■ Task requirements ■
Omit all images. Transcribe the rest of the material below exactly.

---------- Material for the task

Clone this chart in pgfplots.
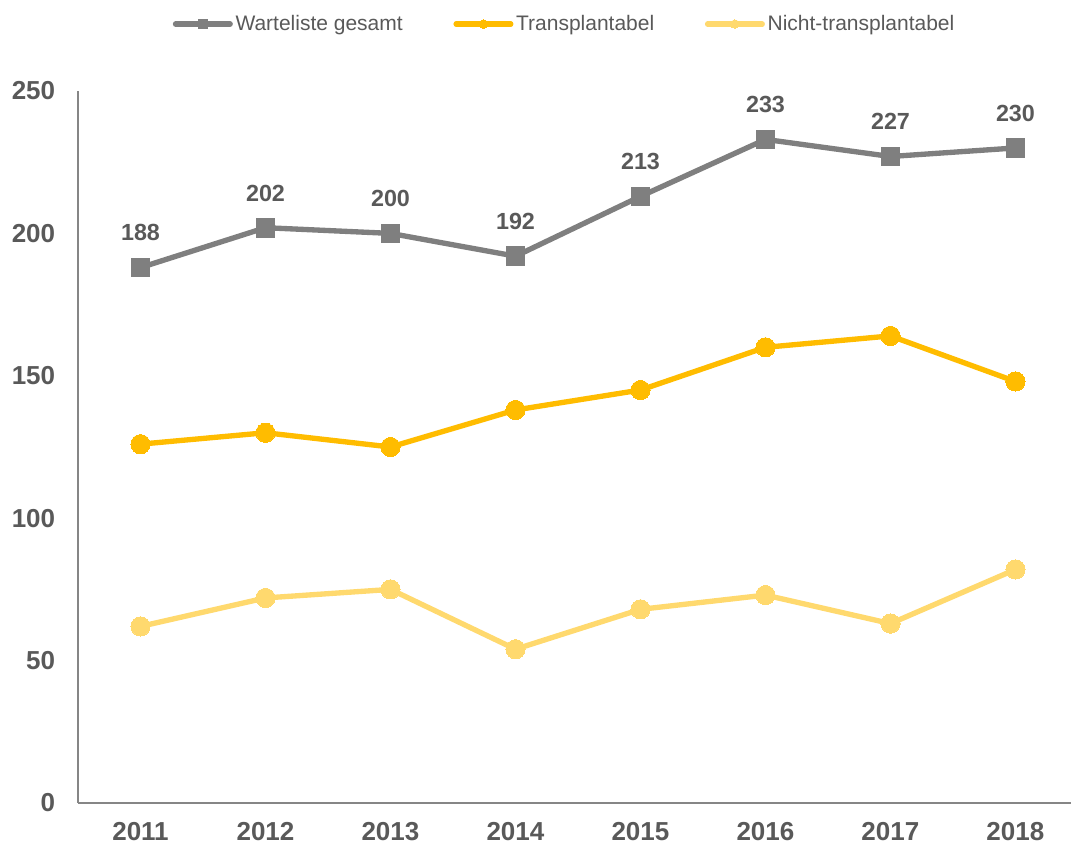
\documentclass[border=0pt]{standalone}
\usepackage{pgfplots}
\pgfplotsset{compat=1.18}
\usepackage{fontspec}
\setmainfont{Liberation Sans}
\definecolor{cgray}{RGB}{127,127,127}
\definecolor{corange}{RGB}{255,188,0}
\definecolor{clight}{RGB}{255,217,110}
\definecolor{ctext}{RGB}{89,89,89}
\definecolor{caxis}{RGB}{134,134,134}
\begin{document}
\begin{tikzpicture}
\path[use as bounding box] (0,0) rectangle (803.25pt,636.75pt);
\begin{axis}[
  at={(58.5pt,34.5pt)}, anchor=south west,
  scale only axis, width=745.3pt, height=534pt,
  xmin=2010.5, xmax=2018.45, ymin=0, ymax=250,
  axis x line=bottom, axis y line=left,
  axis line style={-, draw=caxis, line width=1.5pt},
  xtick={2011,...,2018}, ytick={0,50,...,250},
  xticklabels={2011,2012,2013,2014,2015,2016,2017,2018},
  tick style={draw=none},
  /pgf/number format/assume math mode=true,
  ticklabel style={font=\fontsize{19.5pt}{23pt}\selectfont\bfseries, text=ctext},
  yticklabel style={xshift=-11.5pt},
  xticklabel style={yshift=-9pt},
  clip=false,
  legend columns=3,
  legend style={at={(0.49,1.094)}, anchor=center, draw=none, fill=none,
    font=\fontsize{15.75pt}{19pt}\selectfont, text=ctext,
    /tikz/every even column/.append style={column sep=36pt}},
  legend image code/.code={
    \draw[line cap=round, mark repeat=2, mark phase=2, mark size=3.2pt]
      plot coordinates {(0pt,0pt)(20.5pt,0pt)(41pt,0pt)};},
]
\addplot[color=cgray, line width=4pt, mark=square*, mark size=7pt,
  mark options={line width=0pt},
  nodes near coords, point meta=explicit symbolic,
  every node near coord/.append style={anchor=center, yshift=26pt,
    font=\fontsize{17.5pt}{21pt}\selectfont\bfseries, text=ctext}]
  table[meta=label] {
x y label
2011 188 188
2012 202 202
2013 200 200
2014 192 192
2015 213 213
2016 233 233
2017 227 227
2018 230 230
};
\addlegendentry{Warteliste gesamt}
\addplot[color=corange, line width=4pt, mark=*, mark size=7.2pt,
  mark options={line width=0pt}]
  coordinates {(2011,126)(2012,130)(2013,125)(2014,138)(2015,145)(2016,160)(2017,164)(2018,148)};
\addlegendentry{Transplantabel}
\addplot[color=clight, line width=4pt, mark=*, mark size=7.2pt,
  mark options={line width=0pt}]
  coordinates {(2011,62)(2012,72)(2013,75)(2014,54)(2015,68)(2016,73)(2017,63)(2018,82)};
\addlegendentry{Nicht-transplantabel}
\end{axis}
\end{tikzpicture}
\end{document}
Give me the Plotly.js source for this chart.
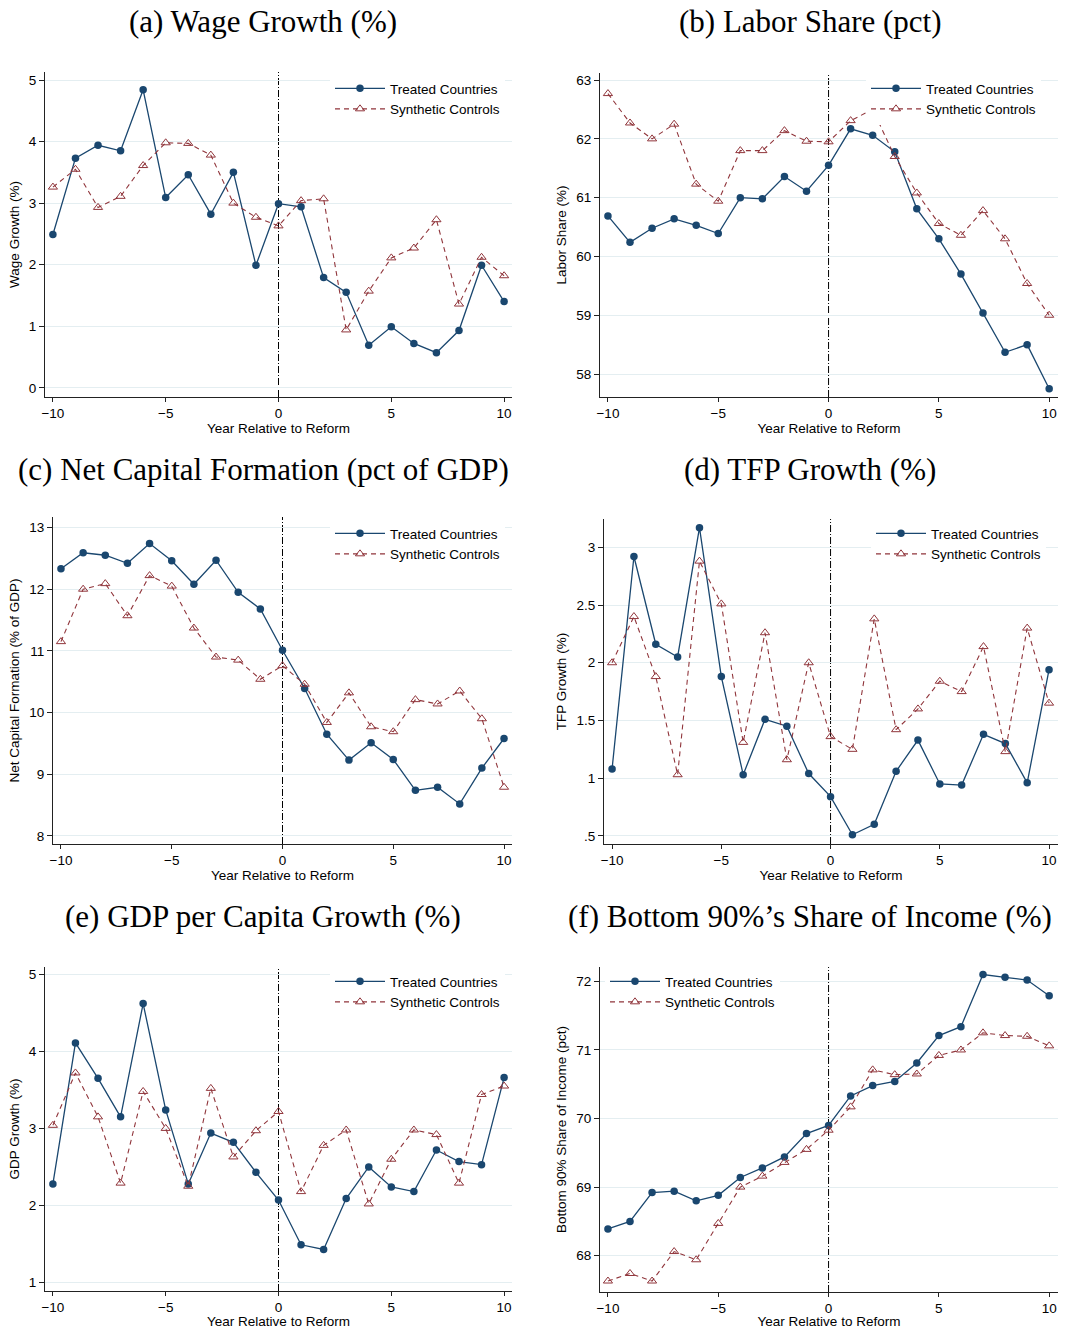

--------------------

■ Solution to the problem ■
Clone this chart in pgfplots.
\documentclass[border=0pt]{standalone}
\usepackage{pgfplots}
\pgfplotsset{compat=1.18}
\usepackage{fontspec}
\setmainfont{Liberation Sans}
\definecolor{cgray}{RGB}{127,127,127}
\definecolor{corange}{RGB}{255,188,0}
\definecolor{clight}{RGB}{255,217,110}
\definecolor{ctext}{RGB}{89,89,89}
\definecolor{caxis}{RGB}{134,134,134}
\begin{document}
\begin{tikzpicture}
\path[use as bounding box] (0,0) rectangle (803.25pt,636.75pt);
\begin{axis}[
  at={(58.5pt,34.5pt)}, anchor=south west,
  scale only axis, width=745.3pt, height=534pt,
  xmin=2010.5, xmax=2018.45, ymin=0, ymax=250,
  axis x line=bottom, axis y line=left,
  axis line style={-, draw=caxis, line width=1.5pt},
  xtick={2011,...,2018}, ytick={0,50,...,250},
  xticklabels={2011,2012,2013,2014,2015,2016,2017,2018},
  tick style={draw=none},
  /pgf/number format/assume math mode=true,
  ticklabel style={font=\fontsize{19.5pt}{23pt}\selectfont\bfseries, text=ctext},
  yticklabel style={xshift=-11.5pt},
  xticklabel style={yshift=-9pt},
  clip=false,
  legend columns=3,
  legend style={at={(0.49,1.094)}, anchor=center, draw=none, fill=none,
    font=\fontsize{15.75pt}{19pt}\selectfont, text=ctext,
    /tikz/every even column/.append style={column sep=36pt}},
  legend image code/.code={
    \draw[line cap=round, mark repeat=2, mark phase=2, mark size=3.2pt]
      plot coordinates {(0pt,0pt)(20.5pt,0pt)(41pt,0pt)};},
]
\addplot[color=cgray, line width=4pt, mark=square*, mark size=7pt,
  mark options={line width=0pt},
  nodes near coords, point meta=explicit symbolic,
  every node near coord/.append style={anchor=center, yshift=26pt,
    font=\fontsize{17.5pt}{21pt}\selectfont\bfseries, text=ctext}]
  table[meta=label] {
x y label
2011 188 188
2012 202 202
2013 200 200
2014 192 192
2015 213 213
2016 233 233
2017 227 227
2018 230 230
};
\addlegendentry{Warteliste gesamt}
\addplot[color=corange, line width=4pt, mark=*, mark size=7.2pt,
  mark options={line width=0pt}]
  coordinates {(2011,126)(2012,130)(2013,125)(2014,138)(2015,145)(2016,160)(2017,164)(2018,148)};
\addlegendentry{Transplantabel}
\addplot[color=clight, line width=4pt, mark=*, mark size=7.2pt,
  mark options={line width=0pt}]
  coordinates {(2011,62)(2012,72)(2013,75)(2014,54)(2015,68)(2016,73)(2017,63)(2018,82)};
\addlegendentry{Nicht-transplantabel}
\end{axis}
\end{tikzpicture}
\end{document}
Give me the Plotly.js source for this chart.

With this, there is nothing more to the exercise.